For most small to mid-sized businesses, the bigger risk is not choosing the wrong one. It is hiring a provider who is only strong in one area and presents that as a complete solution.

How the difference between web design and development affects marketing

This is where the conversation gets practical.

If you are investing in SEO, development directly affects crawlability, site speed, structured data, indexation, and technical health. Design affects engagement signals, readability, and how effectively landing pages convert organic traffic. If you are running paid ads, design influences whether users trust the offer and take action, while development influences page speed, tracking accuracy, and form performance.

If you are trying to automate follow-up, development handles the connections between your site and your CRM, email platform, or scheduling software. Design ensures that those forms and calls to action are placed in the right spots and presented clearly enough for people to use them.

This is why a website should not be treated as an isolated creative project. It sits in the middle of your marketing and sales system.

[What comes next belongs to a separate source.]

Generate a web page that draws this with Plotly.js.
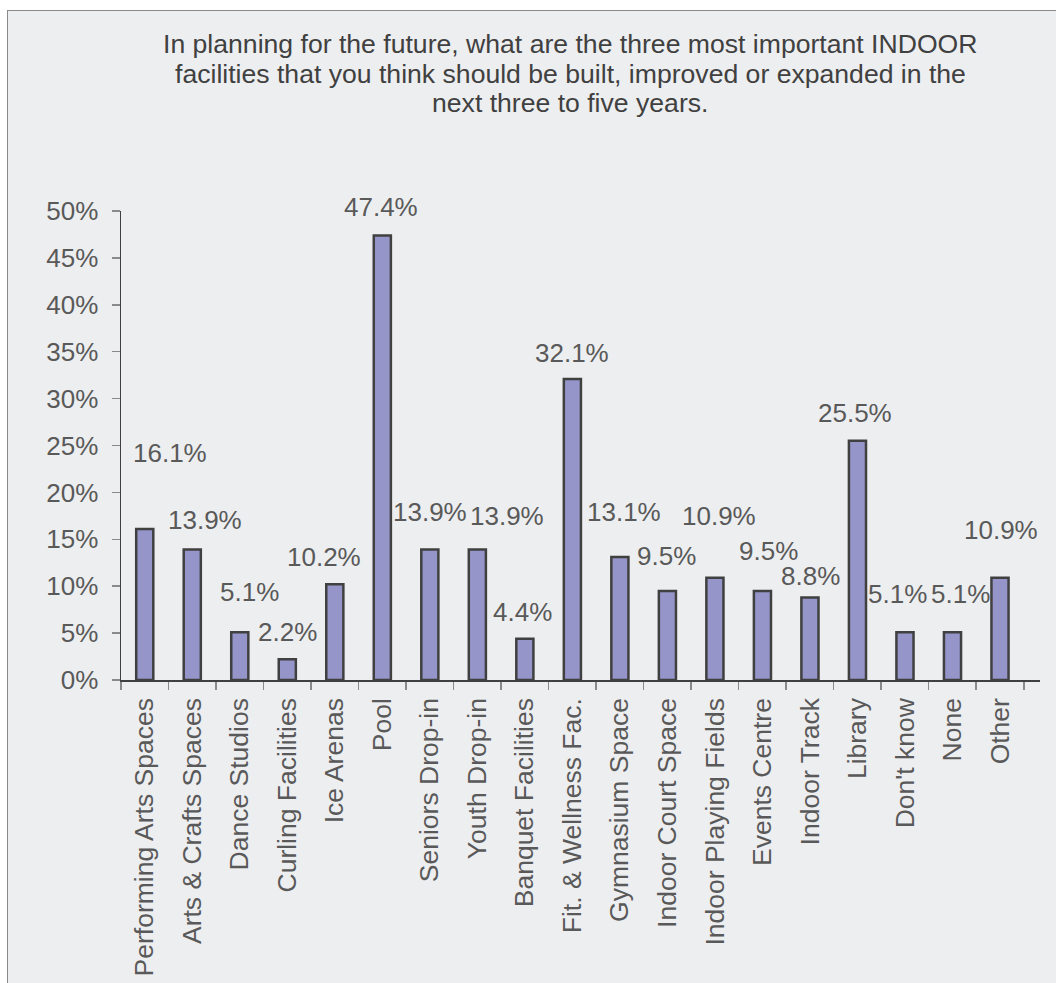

At Dove Media Marketing, that gap between attractive websites and profitable infrastructure is exactly where many businesses lose momentum.

Which one should come first?

In most cases, strategy should come first, then design, then development.

If you start with design before clarifying the business goal, you'll likely get a site that reflects preferences instead of performance needs. If you start with development before the experience is mapped out, you can end up coding the wrong solution efficiently.

That said, it depends on the project. If your current site already has a solid visual structure but major technical issues, development may be the urgent priority. If the backend is stable but the site is not converting, design and messaging may need attention first. For an established business with traffic but low lead quality, both may need to be reworked together around clearer positioning and better conversion paths.

What to ask before hiring a web partner

If you want to avoid expensive confusion, ask direct questions.

Ask who is responsible for conversion strategy. Ask how SEO requirements will be handled during the build. Ask how forms, analytics, CRM integrations, and tracking will work. Ask whether the design process includes messaging and page structure or just visuals. Ask whether the developer is building for long-term scalability or simply getting the site live.

Most importantly, ask how success will be measured. If the answer is limited to appearance, you are probably buying design. If the answer is limited to functionality, you are probably buying development. If the answer connects visibility, conversions, lead flow, and operational efficiency, you are much closer to buying the right thing.

The smartest way to think about your website

Your website is not just a design asset, and it is not just a technical build. It is part brand experience, part sales tool, part search asset, and part business infrastructure.

That is why the best web projects are not led by aesthetics alone or by code alone. They are led by business goals. Once those are clear, design and development each have a defined role to play.

If you're evaluating providers, don't just ask whether they can make the site look good or function properly. Ask whether they can build something that earns attention, captures demand, supports your systems, and contributes to growth after launch. That is where the real difference shows up.